Dogecoin, which was started as a joke, but has seen a rapid increase in value this year, takes a different, more modern fiscal approach to ensuring that its blockchain maintains secure. The currency adds 5 billion coins per year, effectively using inflation to help ensure safety and security of transactions on its blockchain. Bitcoin and other coins are designed to be completely mined by the year 2040, which makes the long-term feasibility of these coins rather iffy. By incorporating inflation, Doge coin is able to ensure that, if miners keep mining and people start/keep using DOGE, that the coin will be usable 19 years from now.

However, despite having a more modern answer to the question of inflation, Doge still has a huge disadvantage to Bitcoin and others. First, Bitcoin predates and dwarfs the meme coin. Second, creating a crypto currency of your own is fast and easy, so at the end of the day, someone could come along and make a better-managed coin - or a more memeful one - that eradicates Dogecoin’s utility.

The Widely Applicable

Ethereum while it does also use a blockchain, is an entirely different beast all together. Ethereum is designed to more or less as fuel for creation of decentralized applications and smart contracts. This technology is wide-ranging in its potential applications and executes without any downtime, fraud, or third-party interference.

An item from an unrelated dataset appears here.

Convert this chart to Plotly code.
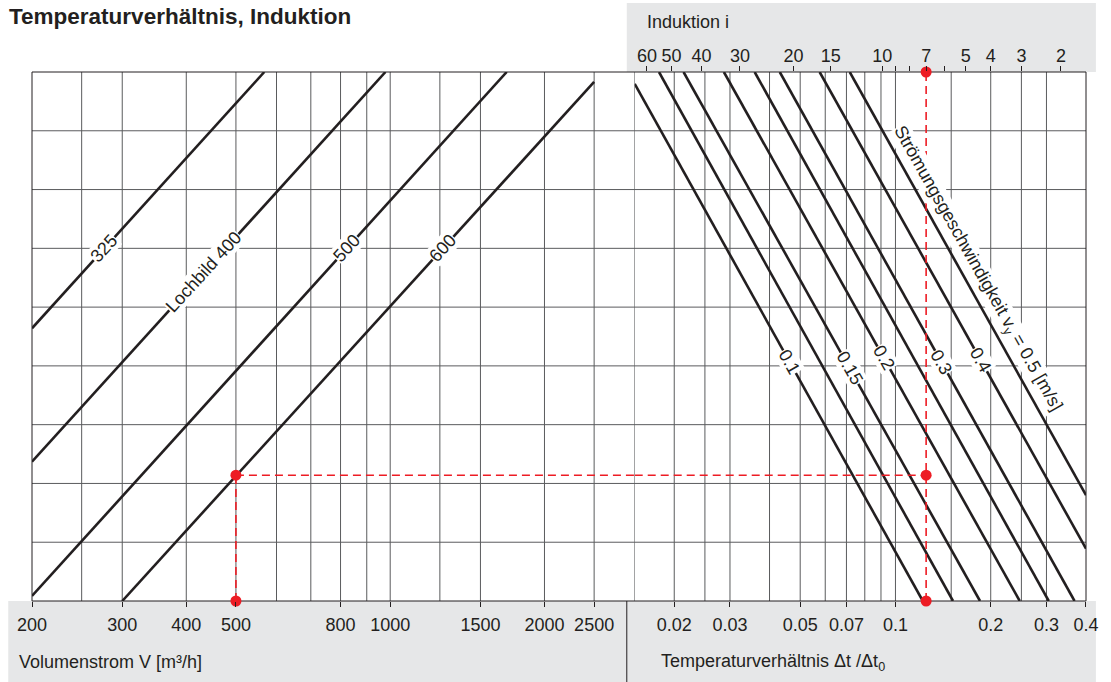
import math
import plotly.graph_objects as go

# ---------------- data ----------------
# Left panel: Volumenstrom V [m³/h], logarithmic
vol_range = [200, 3000]
vol_tickvals = [200, 300, 400, 500, 800, 1000, 1500, 2000, 2500]
vol_grid = [250, 300, 400, 500, 600, 700, 800, 900, 1000, 1250, 1500, 2000, 2500, 3000]

# Right panel: Temperaturverhältnis Δt/Δt0, logarithmic
temp_range = [0.015, 0.4]
temp_tickvals = [0.02, 0.03, 0.05, 0.07, 0.1, 0.2, 0.3, 0.4]
temp_ticktext = ["0.02", "0.03", "0.05", "0.07", "0.1", "0.2", "0.3", "0.4"]
temp_grid = [0.02, 0.025, 0.03, 0.04, 0.05, 0.06, 0.07, 0.08, 0.09, 0.1, 0.15, 0.2, 0.25, 0.3]

# Top scale: Induktion i (placed at ratio 1/(1+i) on the right axis)
induction_labeled = [60, 50, 40, 30, 20, 15, 10, 7, 5, 4, 3, 2]
induction_unlabeled = [9, 8, 6]

# Horizontal grid (unlabelled y axis, 9 equal intervals)
y_grid = [1, 2, 3, 4, 5, 6, 7, 8]

# Lochbild lines (left panel): start / end points
lochbild_names = ["325", "400", "500", "600"]
lochbild_label = ["325", "Lochbild 400", "500", "600"]
lochbild_V0 = [200, 200, 200, 300]
lochbild_y0 = [4.64, 2.37, 0.085, 0.0]
lochbild_V1 = [568, 979, 1688, 2500]
lochbild_y1 = [9.0, 9.0, 9.0, 8.83]
lochbild_label_y = [6.0, 5.59, 6.0, 6.0]

# Strömungsgeschwindigkeit lines (right panel): start / end points
velocity = [0.1, 0.125, 0.15, 0.2, 0.25, 0.3, 0.4, 0.5]
vel_r0 = [0.015, 0.0179, 0.0214, 0.0287, 0.0359, 0.0431, 0.0576, 0.0717]
vel_y0 = [8.80, 9.0, 9.0, 9.0, 9.0, 9.0, 9.0, 9.0]
vel_r1 = [0.122, 0.152, 0.185, 0.247, 0.305, 0.368, 0.4, 0.4]
vel_y1 = [0.0, 0.0, 0.0, 0.0, 0.0, 0.0, 0.89, 1.80]
vel_label = ["0.1", None, "0.15", "0.2", None, "0.3", "0.4", None]
vel_label_y = [4.07, None, 3.96, 4.13, None, 4.07, 4.10, None]
long_label = "Strömungsgeschwindigkeit v<sub>y</sub> = 0.5 [m/s]"
long_label_r = 0.1806
long_label_y = 5.65

# Worked example (red)
example_V = 500
example_i = 7
example_y = 2.14

# ---------------- styling / geometry ----------------
W, H = 1111, 682
ML, MR, MT, MB = 32, 14, 72, 81
PW, PH = W - ML - MR, H - MT - MB
BOUND_PX = 641
dL = (BOUND_PX - ML) / PW
BLACK = "#231f20"
GRID = "#5a5b5d"
RED = "#ed1c24"
GRAY = "#e6e7e8"
FONT = "Liberation Sans, Arial, sans-serif"
FS = 18


def px_x(px):
    return (px - ML) / PW


def px_y(py):
    return (H - MB - py) / PH


def log_interp(xa, ya, xb, yb, y):
    la, lb = math.log10(xa), math.log10(xb)
    return 10 ** (la + (y - ya) / (yb - ya) * (lb - la))


left_ppd = dL * PW / (math.log10(vol_range[1]) - math.log10(vol_range[0]))
right_ppd = (1 - dL) * PW / (math.log10(temp_range[1]) - math.log10(temp_range[0]))
unit_px = PH / 9.0

fig = go.Figure()

for V0, y0, V1, y1 in zip(lochbild_V0, lochbild_y0, lochbild_V1, lochbild_y1):
    fig.add_trace(go.Scatter(x=[V0, V1], y=[y0, y1], mode="lines",
                             line=dict(color=BLACK, width=2.6),
                             xaxis="x", yaxis="y", hoverinfo="skip", showlegend=False))

for r0, y0, r1, y1 in zip(vel_r0, vel_y0, vel_r1, vel_y1):
    fig.add_trace(go.Scatter(x=[r0, r1], y=[y0, y1], mode="lines",
                             line=dict(color=BLACK, width=2.6),
                             xaxis="x2", yaxis="y", hoverinfo="skip", showlegend=False))

r_ex = 1.0 / (1.0 + example_i)
dash = dict(color=RED, width=1.6, dash="8px,5px")
fig.add_trace(go.Scatter(x=[example_V, example_V], y=[0, example_y], mode="lines", line=dash,
                         xaxis="x", yaxis="y", showlegend=False, hoverinfo="skip"))
fig.add_trace(go.Scatter(x=[example_V, vol_range[1]], y=[example_y, example_y], mode="lines", line=dash,
                         xaxis="x", yaxis="y", showlegend=False, hoverinfo="skip"))
fig.add_trace(go.Scatter(x=[temp_range[0], r_ex], y=[example_y, example_y], mode="lines", line=dash,
                         xaxis="x2", yaxis="y", showlegend=False, hoverinfo="skip"))
fig.add_trace(go.Scatter(x=[r_ex, r_ex], y=[0, 9], mode="lines", line=dash,
                         xaxis="x2", yaxis="y", showlegend=False, hoverinfo="skip"))
fig.add_trace(go.Scatter(x=[example_V, example_V], y=[0, example_y], mode="markers",
                         marker=dict(color=RED, size=11), cliponaxis=False,
                         xaxis="x", yaxis="y", showlegend=False, hoverinfo="skip"))
fig.add_trace(go.Scatter(x=[r_ex, r_ex], y=[0, example_y], mode="markers",
                         marker=dict(color=RED, size=11), cliponaxis=False,
                         xaxis="x2", yaxis="y", showlegend=False, hoverinfo="skip"))
fig.add_trace(go.Scatter(x=[r_ex], y=[9], mode="markers",
                         marker=dict(color=RED, size=11), cliponaxis=False,
                         xaxis="x3", yaxis="y", showlegend=False, hoverinfo="skip"))

# ---------------- shapes ----------------
shapes = []
shapes.append(dict(type="rect", xref="paper", yref="paper", layer="below",
                   x0=px_x(8), x1=px_x(1107), y0=px_y(682), y1=0,
                   fillcolor=GRAY, line=dict(width=0)))
shapes.append(dict(type="rect", xref="paper", yref="paper", layer="below",
                   x0=px_x(633), x1=px_x(1107), y0=1, y1=px_y(3),
                   fillcolor=GRAY, line=dict(width=0)))
shapes.append(dict(type="line", xref="paper", yref="paper", layer="below",
                   x0=px_x(633), x1=px_x(633), y0=px_y(682), y1=0,
                   line=dict(color=BLACK, width=1)))
for yv in y_grid:
    shapes.append(dict(type="line", xref="paper", yref="y", layer="below",
                       x0=0, x1=1, y0=yv, y1=yv, line=dict(color=GRID, width=1)))
for v in vol_grid:
    shapes.append(dict(type="line", xref="x", yref="paper", layer="below",
                       x0=v, x1=v, y0=0, y1=1, line=dict(color=GRID, width=1)))
for v in temp_grid:
    shapes.append(dict(type="line", xref="x2", yref="paper", layer="below",
                       x0=v, x1=v, y0=0, y1=1, line=dict(color=GRID, width=1)))
shapes.append(dict(type="rect", xref="paper", yref="paper", layer="below",
                   x0=0, x1=1, y0=0, y1=1, line=dict(color=BLACK, width=1)))

# ---------------- annotations ----------------
ann = []
ann.append(dict(text="<b>Temperaturverhältnis, Induktion</b>", xref="paper", yref="paper",
                x=px_x(7), y=px_y(16), xanchor="left", yanchor="middle", showarrow=False,
                font=dict(family=FONT, size=22.5, color=BLACK)))
ann.append(dict(text="Induktion i", xref="paper", yref="paper",
                x=px_x(651), y=px_y(22), xanchor="left", yanchor="middle", showarrow=False,
                font=dict(family=FONT, size=FS, color=BLACK)))
ann.append(dict(text="Volumenstrom V [m³/h]", xref="paper", yref="paper",
                x=px_x(17), y=px_y(662), xanchor="left", yanchor="middle", showarrow=False,
                font=dict(family=FONT, size=FS, color=BLACK)))
ann.append(dict(text="Temperaturverhältnis \u0394t /\u0394t<sub>0</sub>", xref="paper", yref="paper",
                x=px_x(666), y=px_y(662), xanchor="left", yanchor="middle", showarrow=False,
                font=dict(family=FONT, size=FS, color=BLACK)))

for lab, ly, V0, y0, V1, y1 in zip(lochbild_label, lochbild_label_y, lochbild_V0, lochbild_y0,
                                   lochbild_V1, lochbild_y1):
    slope = (y1 - y0) / (math.log10(V1) - math.log10(V0)) * unit_px / left_ppd
    ang = -math.degrees(math.atan(slope))
    xv = log_interp(V0, y0, V1, y1, ly)
    ann.append(dict(text=lab, x=math.log10(xv), y=ly, xref="x", yref="y", showarrow=False,
                    textangle=ang, bgcolor="white", borderpad=0,
                    font=dict(family=FONT, size=FS, color=BLACK)))

for lab, ly, r0, y0, r1, y1 in zip(vel_label, vel_label_y, vel_r0, vel_y0, vel_r1, vel_y1):
    if lab is None:
        continue
    slope = (y1 - y0) / (math.log10(r1) - math.log10(r0)) * unit_px / right_ppd
    ang = -math.degrees(math.atan(slope))
    xv = log_interp(r0, y0, r1, y1, ly)
    ann.append(dict(text=lab, x=math.log10(xv), y=ly, xref="x2", yref="y", showarrow=False,
                    textangle=ang, bgcolor="white", borderpad=0,
                    font=dict(family=FONT, size=FS, color=BLACK)))

s5 = (vel_y1[-1] - vel_y0[-1]) / (math.log10(vel_r1[-1]) - math.log10(vel_r0[-1])) * unit_px / right_ppd
ann.append(dict(text=long_label, x=math.log10(long_label_r), y=long_label_y, xref="x2", yref="y",
                showarrow=False, textangle=-math.degrees(math.atan(s5)), bgcolor="white", borderpad=0,
                font=dict(family=FONT, size=FS, color=BLACK)))

# ---------------- layout ----------------
tickfont = dict(family=FONT, size=FS, color=BLACK)
fig.update_layout(
    width=W, height=H, autosize=False,
    margin=dict(l=ML, r=MR, t=MT, b=MB, pad=0),
    paper_bgcolor="white", plot_bgcolor="rgba(0,0,0,0)",
    showlegend=False,
    shapes=shapes, annotations=ann,
    xaxis=dict(type="log", domain=[0, dL], anchor="y",
               range=[math.log10(vol_range[0]), math.log10(vol_range[1])],
               tickmode="array", tickvals=vol_tickvals, ticktext=[str(v) for v in vol_tickvals],
               ticks="outside", ticklen=5, tickcolor=BLACK, tickwidth=1,
               showgrid=False, zeroline=False, showline=False, tickfont=tickfont,
               ticklabelstandoff=2),
    xaxis2=dict(type="log", domain=[dL, 1], anchor="y",
                range=[math.log10(temp_range[0]), math.log10(temp_range[1])],
                tickmode="array", tickvals=temp_tickvals, ticktext=temp_ticktext,
                ticks="outside", ticklen=5, tickcolor=BLACK, tickwidth=1,
                showgrid=False, zeroline=False, showline=False, tickfont=tickfont,
                ticklabelstandoff=2),
    xaxis3=dict(type="log", overlaying="x2", side="top", anchor="y", domain=[dL, 1],
                range=[math.log10(temp_range[0]), math.log10(temp_range[1])],
                tickmode="array",
                tickvals=[1.0 / (1 + i) for i in induction_labeled],
                ticktext=[str(i) for i in induction_labeled],
                ticks="outside", ticklen=5, tickcolor=BLACK, tickwidth=1,
                minor=dict(tickmode="array",
                           tickvals=[1.0 / (1 + i) for i in induction_unlabeled],
                           ticks="outside", ticklen=5, tickcolor=BLACK, tickwidth=1,
                           showgrid=False),
                showgrid=False, zeroline=False, showline=False, tickfont=tickfont,
                ticklabelstandoff=-3),
    yaxis=dict(range=[0, 9], domain=[0, 1], showticklabels=False, ticks="",
               showgrid=False, zeroline=False, showline=False),
)

fig.write_html("out.html")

Ethereum’s smart contracts and decentralized applications were created with a separate goal from that of DOGE and BTC. While those two aim to being currency-alternatives, Ethereum aims at facilitating "immutable, programmatic contracts, and applications via its own currency."

This means that, unlike the others, you aren’t investing in Ethereum on a bet that it will become a widely accepted currency, rather you are investing in the technology and that it will be widely adopted for completing transactions and creating applications. A bet on Ether is a bet that its technology will be in higher demand in the future.

So Should I Invest?

As with any volatile and risky investments, that is not my place to say. That is up to you and your belief in the technologies and the potential for a long-term adoption of cryptos. Even if you believe in the technology, the ease with which a new coin can be created makes tech start-ups look like oil refineries in that, it hardly takes any capital or expertise to launch your own cryptocurrency.

The most important thing to do, if you want to trade cryptos, is to not be a sheep investor. Currently, crypto investors jump from one to the next, pumping them higher and higher, before moving on the next one. On forums like Reddit, traders unabashedly say things like "We are pumping to $300 and then it’s onto the next one." These arbitrary price targets are deceitful in nature because, if everyone tries to sell at $300, no transaction will occur as there needs to be someone willing to pay $300 to buy it from you.

The people promoting these price targets, likely are looking to generate interest in the coin in order for someone to buy them out so they can make money, not so you all collectively make money. As the price gets closer, they sell out early to get their gains, while moving to the next investment, leaving others to continue buying the coins thinking that it is a game of buying and holding.

With that said, cryptos can offer gains that you just won’t get elsewhere, so if you want to invest, do it. Just don’t let yourself be another person's exit strategy and take any advice or random price targets with a grain of salt.